About Regime Change & News Reader

Textual instruments make text playable in a new way. At first, as one encounters their workings, they are toys for exploring language — more flexible than link-node hypertext, more responsive than batch-mode natural language generators. With growing experience, these instruments can also become tools for textual performance.

Regime Change begins with a news article from April 2003, following the bombardment that began the U.S. invasion of Iraq. George W. Bush cites "eyewitness" intelligence that Saddam Hussein was assassinated by targeted U.S. bombing, and clings to the contention that the Iraqi president was hiding "weapons of mass destruction." Playing Regime Change brings forth texts generated from a document that records a different U.S. attitude toward presidential assassination and eyewitness intelligence — the report of the Warren Commission.

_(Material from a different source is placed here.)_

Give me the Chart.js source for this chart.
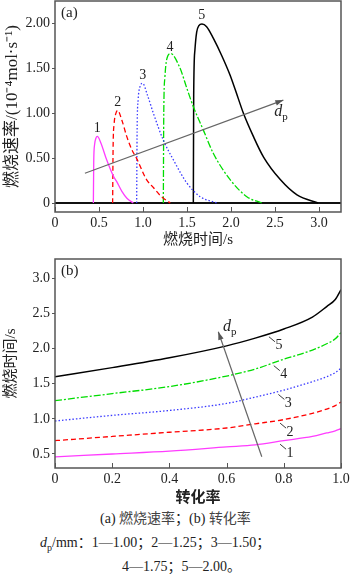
<!DOCTYPE html>
<html>
<head>
<meta charset="utf-8">
<script src="https://cdn.jsdelivr.net/npm/chart.js@4.4.1/dist/chart.umd.min.js"></script>
<style>
  body { margin: 0; width: 350px; height: 581px; background: #fff; position: relative; overflow: hidden;
         font-family: "Liberation Serif", "Noto Sans CJK SC", serif; color: #222; }
  canvas { position: absolute; left: 0; }
  #chartA { top: 0; }
  #chartB { top: 252px; }
  .cap { position: absolute; font-size: 14px; line-height: 18px; white-space: nowrap; }
  .cap .zh { color: #444; }
</style>
</head>
<body>
<canvas id="chartA" width="350" height="252"></canvas>
<canvas id="chartB" width="350" height="258"></canvas>
<div class="cap" style="top:510px;left:100px">(a) <span class="zh">燃烧速率</span>；(b) <span class="zh">转化率</span></div>
<div class="cap" style="top:534px;left:40px"><i>d</i><sub style="font-size:10px">p</sub>/mm：1—1.00；2—1.25；3—1.50；</div>
<div class="cap" style="top:558px;left:122px">4—1.75；5—2.00。</div>
<script>
// (a) burning rate vs burning time, one curve per particle size
const time1 = [0.436, 0.440, 0.450, 0.465, 0.481, 0.52, 0.587, 0.663, 0.70, 0.76, 0.82, 0.89];
const rate1 = [0, 0.45, 0.65, 0.72, 0.74, 0.67, 0.48, 0.30, 0.24, 0.13, 0.05, 0];
const time2 = [0.655, 0.660, 0.672, 0.690, 0.712, 0.76, 0.815, 0.87, 0.93, 1.04, 1.12, 1.20, 1.31];
const rate2 = [0, 0.60, 0.88, 0.99, 1.03, 0.92, 0.74, 0.60, 0.49, 0.26, 0.17, 0.08, 0];
const time3 = [0.928, 0.933, 0.945, 0.965, 0.996, 1.05, 1.117, 1.23, 1.345, 1.50, 1.65, 1.84];
const rate3 = [0, 0.80, 1.15, 1.29, 1.33, 1.20, 1.00, 0.70, 0.48, 0.22, 0.07, 0];
const time4 = [1.231, 1.236, 1.249, 1.268, 1.315, 1.42, 1.50, 1.572, 1.686, 1.80, 1.99, 2.18, 2.35];
const rate4 = [0, 1.00, 1.40, 1.59, 1.66, 1.50, 1.27, 1.07, 0.81, 0.55, 0.26, 0.07, 0];
const time5 = [1.572, 1.576, 1.59, 1.61, 1.635, 1.67, 1.723, 1.80, 1.894, 1.99, 2.083, 2.14, 2.254, 2.37, 2.56, 2.75, 2.99];
const rate5 = [0, 1.20, 1.70, 1.90, 1.97, 1.99, 1.96, 1.83, 1.64, 1.42, 1.16, 1.00, 0.74, 0.51, 0.26, 0.09, 0];

// (b) burning time vs conversion
const conversion = [0, 0.2, 0.4, 0.6, 0.7, 0.8, 0.9, 0.95, 0.98, 1.0];
const burn1 = [0.46, 0.50, 0.54, 0.60, 0.63, 0.69, 0.75, 0.80, 0.83, 0.86];
const burn2 = [0.69, 0.75, 0.81, 0.87, 0.93, 0.99, 1.08, 1.14, 1.19, 1.24];
const burn3 = [0.97, 1.05, 1.12, 1.22, 1.31, 1.41, 1.53, 1.60, 1.66, 1.72];
const burn4 = [1.26, 1.36, 1.46, 1.61, 1.71, 1.85, 1.98, 2.07, 2.14, 2.23];
const burn5 = [1.60, 1.73, 1.87, 2.04, 2.15, 2.28, 2.45, 2.60, 2.70, 2.84];

const curveNames = ["1", "2", "3", "4", "5"];
const xTicksA = [0, 0.5, 1.0, 1.5, 2.0, 2.5, 3.0];
const yTicksA = [0, 0.5, 1.0, 1.5, 2.0];
const xTicksB = [0, 0.2, 0.4, 0.6, 0.8, 1.0];
const yTicksB = [0.5, 1.0, 1.5, 2.0, 2.5, 3.0];

// annotation anchors (data units)
const nameSpotA = [[0.479, 0.83], [0.712, 1.12], [0.997, 1.42], [1.307, 1.73], [1.667, 2.09]];
const arrowA = [[0.34, 0.33], [2.595, 1.144]];
const dpSpotA = [2.56, 1.01];
const leaderTB = [0.787, 0.787, 0.781, 0.765, 0.748];
const arrowB = [[0.723, 0.46], [0.571, 2.24]];
const dpSpotB = [0.608, 2.31];

const colors = ["#ff3cff", "#ff0000", "#3a3aff", "#00dd00", "#000000"];
const dashes = [[], [5, 3], [1.5, 2], [7, 2, 2, 2], []];
const serif = "'Liberation Serif', 'Noto Sans CJK SC', serif";
const cjk = "'Liberation Serif', 'Noto Sans CJK SC', sans-serif";

const pairs = (xs, ys) => xs.map((x, i) => ({ x, y: ys[i] }));
const interp = (xs, ys, t) => {
  for (let i = 1; i < xs.length; i++) {
    if (t <= xs[i]) return ys[i - 1] + (ys[i] - ys[i - 1]) * (t - xs[i - 1]) / (xs[i] - xs[i - 1]);
  }
  return ys[ys.length - 1];
};

function makeSets(list) {
  return list.map((d, i) => ({
    data: d,
    borderColor: colors[i],
    borderWidth: i === 4 ? 1.5 : 1.3,
    borderDash: dashes[i],
    pointRadius: 0,
    fill: false,
    cubicInterpolationMode: "monotone",
  }));
}

function drawArrow(ctx, x0, y0, x1, y1) {
  ctx.save();
  ctx.strokeStyle = "#666";
  ctx.fillStyle = "#555";
  ctx.lineWidth = 1.2;
  ctx.beginPath();
  ctx.moveTo(x0, y0);
  ctx.lineTo(x1, y1);
  ctx.stroke();
  const a = Math.atan2(y1 - y0, x1 - x0), L = 8, W = 2.8;
  ctx.beginPath();
  ctx.moveTo(x1, y1);
  ctx.lineTo(x1 - L * Math.cos(a) + W * Math.sin(a), y1 - L * Math.sin(a) - W * Math.cos(a));
  ctx.lineTo(x1 - L * Math.cos(a) - W * Math.sin(a), y1 - L * Math.sin(a) + W * Math.cos(a));
  ctx.closePath();
  ctx.fill();
  ctx.restore();
}

function drawDp(ctx, px, py) {
  ctx.save();
  ctx.fillStyle = "#222";
  ctx.textBaseline = "middle";
  ctx.textAlign = "left";
  ctx.font = "italic 16px " + serif;
  ctx.fillText("d", px - 6, py);
  const w = ctx.measureText("d").width;
  ctx.font = "11px " + serif;
  ctx.fillText("p", px - 6 + w, py + 5);
  ctx.restore();
}

function framePlugin(panel) {
  return {
    id: "frame" + panel,
    beforeDatasetsDraw(chart) {
      if (panel !== "a") return;
      const { ctx, chartArea: a, scales: { y } } = chart;
      const py = y.getPixelForValue(0);
      ctx.save();
      ctx.strokeStyle = "#111";
      ctx.lineWidth = 2;
      ctx.beginPath();
      ctx.moveTo(a.left, py);
      ctx.lineTo(a.right, py);
      ctx.stroke();
      ctx.restore();
    },
    afterDatasetsDraw(chart) {
      const { ctx, chartArea: a, scales: { x, y } } = chart;
      ctx.save();
      // frame
      ctx.strokeStyle = "#555";
      ctx.lineWidth = 1.5;
      ctx.strokeRect(a.left, a.top, a.right - a.left, a.bottom - a.top);
      // inner x ticks
      ctx.lineWidth = 1;
      (panel === "a" ? xTicksA : xTicksB).forEach(v => {
        const px = Math.round(x.getPixelForValue(v)) + 0.5;
        ctx.beginPath();
        ctx.moveTo(px, a.bottom);
        ctx.lineTo(px, a.bottom - 5);
        ctx.stroke();
      });
      ctx.fillStyle = "#222";
      ctx.font = "15px " + serif;
      ctx.textAlign = "left";
      ctx.textBaseline = "middle";
      ctx.fillText(panel === "a" ? "(a)" : "(b)", a.left + 6, a.top + 12);
      ctx.font = "14px " + serif;
      ctx.textAlign = "center";
      if (panel === "a") {
        drawArrow(ctx, x.getPixelForValue(arrowA[0][0]), y.getPixelForValue(arrowA[0][1]),
                  x.getPixelForValue(arrowA[1][0]), y.getPixelForValue(arrowA[1][1]));
        nameSpotA.forEach((p, i) => ctx.fillText(curveNames[i], x.getPixelForValue(p[0]), y.getPixelForValue(p[1])));
        drawDp(ctx, x.getPixelForValue(dpSpotA[0]), y.getPixelForValue(dpSpotA[1]));
      } else {
        drawArrow(ctx, x.getPixelForValue(arrowB[0][0]), y.getPixelForValue(arrowB[0][1]),
                  x.getPixelForValue(arrowB[1][0]), y.getPixelForValue(arrowB[1][1]));
        const curves = [burn1, burn2, burn3, burn4, burn5];
        ctx.strokeStyle = "#222";
        ctx.lineWidth = 0.9;
        leaderTB.forEach((t, i) => {
          const px = x.getPixelForValue(t);
          const py = y.getPixelForValue(interp(conversion, curves[i], t));
          ctx.beginPath();
          ctx.moveTo(px, py + 3);
          ctx.lineTo(px + 6, py + 8);
          ctx.stroke();
          ctx.fillText(curveNames[i], px + 10, py + 12);
        });
        drawDp(ctx, x.getPixelForValue(dpSpotB[0]), y.getPixelForValue(dpSpotB[1]));
      }
      ctx.restore();
    },
  };
}

function axisX(ticksArr, min, max, fmt, title, bold, height) {
  return {
    type: "linear", min, max,
    afterBuildTicks: s => { s.ticks = ticksArr.map(v => ({ value: v })); },
    afterFit: s => { s.height = height; s.paddingLeft = 0; s.paddingRight = 0; },
    ticks: { callback: fmt, font: { family: serif, size: 14 }, color: "#222", padding: 3, maxRotation: 0, autoSkip: false },
    grid: { display: false, drawTicks: false },
    border: { display: false },
    title: { display: true, text: title, color: "#222", font: { family: cjk, size: 15, weight: bold ? "bold" : "normal" }, padding: { top: 0, bottom: 3 } },
  };
}

function axisY(ticksArr, min, max, fmt, title, size) {
  return {
    type: "linear", min, max,
    afterBuildTicks: s => { s.ticks = ticksArr.map(v => ({ value: v })); },
    afterFit: s => { s.width = 55; s.paddingTop = 0; s.paddingBottom = 0; },
    ticks: { callback: fmt, font: { family: serif, size: 14 }, color: "#222", padding: 2, autoSkip: false },
    grid: { drawOnChartArea: false, drawTicks: true, tickLength: 3, color: "#555" },
    border: { display: false },
    title: { display: true, text: title, color: "#222", font: { family: cjk, size }, padding: { top: 2, bottom: 0 } },
  };
}

const common = {
  responsive: false,
  animation: false,
  devicePixelRatio: 1,
  plugins: { legend: { display: false }, tooltip: { enabled: false } },
};

new Chart(document.getElementById("chartA"), {
  type: "line",
  data: {
    datasets: makeSets([pairs(time1, rate1), pairs(time2, rate2), pairs(time3, rate3), pairs(time4, rate4), pairs(time5, rate5)]),
  },
  options: {
    ...common,
    layout: { padding: { top: 1, right: 9, left: 0, bottom: 0 } },
    scales: {
      x: axisX(xTicksA, 0, 3.25, v => (v === 0 ? "0" : v.toFixed(1)), "燃烧时间/s", false, 40),
      y: axisY(yTicksA, -0.1, 2.245, v => (v === 0 ? "0" : v.toFixed(2)), "燃烧速率/(10⁻⁴mol·s⁻¹)", 17),
    },
  },
  plugins: [framePlugin("a")],
});

new Chart(document.getElementById("chartB"), {
  type: "line",
  data: {
    datasets: makeSets([burn1, burn2, burn3, burn4, burn5].map(b => pairs(conversion, b))),
  },
  options: {
    ...common,
    layout: { padding: { top: 7, right: 9, left: 0, bottom: 0 } },
    scales: {
      x: axisX(xTicksB, 0, 1, v => (v === 0 ? "0" : v.toFixed(1)), "转化率", true, 42),
      y: axisY(yTicksB, 0.3006, 3.277, v => v.toFixed(1), "燃烧时间/s", 15),
    },
  },
  plugins: [framePlugin("b")],
});
</script>
</body>
</html>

News Reader is software for reading and playing the network news environment. News Reader initially offers the current "top stories" from Yahoo! News — which are always drawn from mainstream sources. Playing these stories brings forth texts generated from alternative press stories, portions of which are (through interaction) introduced into the starting texts, gradually altering them. News Reader is an artwork designed for daily use, providing an at times humorous, at times disturbing experience of our news and the chains of language that run through it.

These two instruments operate using the statistics of n-grams, a technique used for textual games for more than 50 years (the report of the first game appearing in Claude Shannon's 1948 "A Mathematical Theory of Communication"). These n-grams are chains of words, and these instruments use shared chains between documents as "bridges," allowing movement from the text of one document into a body of text created from others (and back). By using this approach to make text playable, by taking the logic of word chains to defamiliarizing and sometimes humorous extremes, Regime Change and News Reader provide ways to perform William Burroughs's injunction to "cut word lines" — to break the chains of conceptual association that say this follows from that, the constant association of these words in the speech we hear and echo to others on a daily basis. They were commissioned by New Radio and Performing Arts (aka Ether-Ore) for its Turbulence web site, with funding from the LEF Foundation.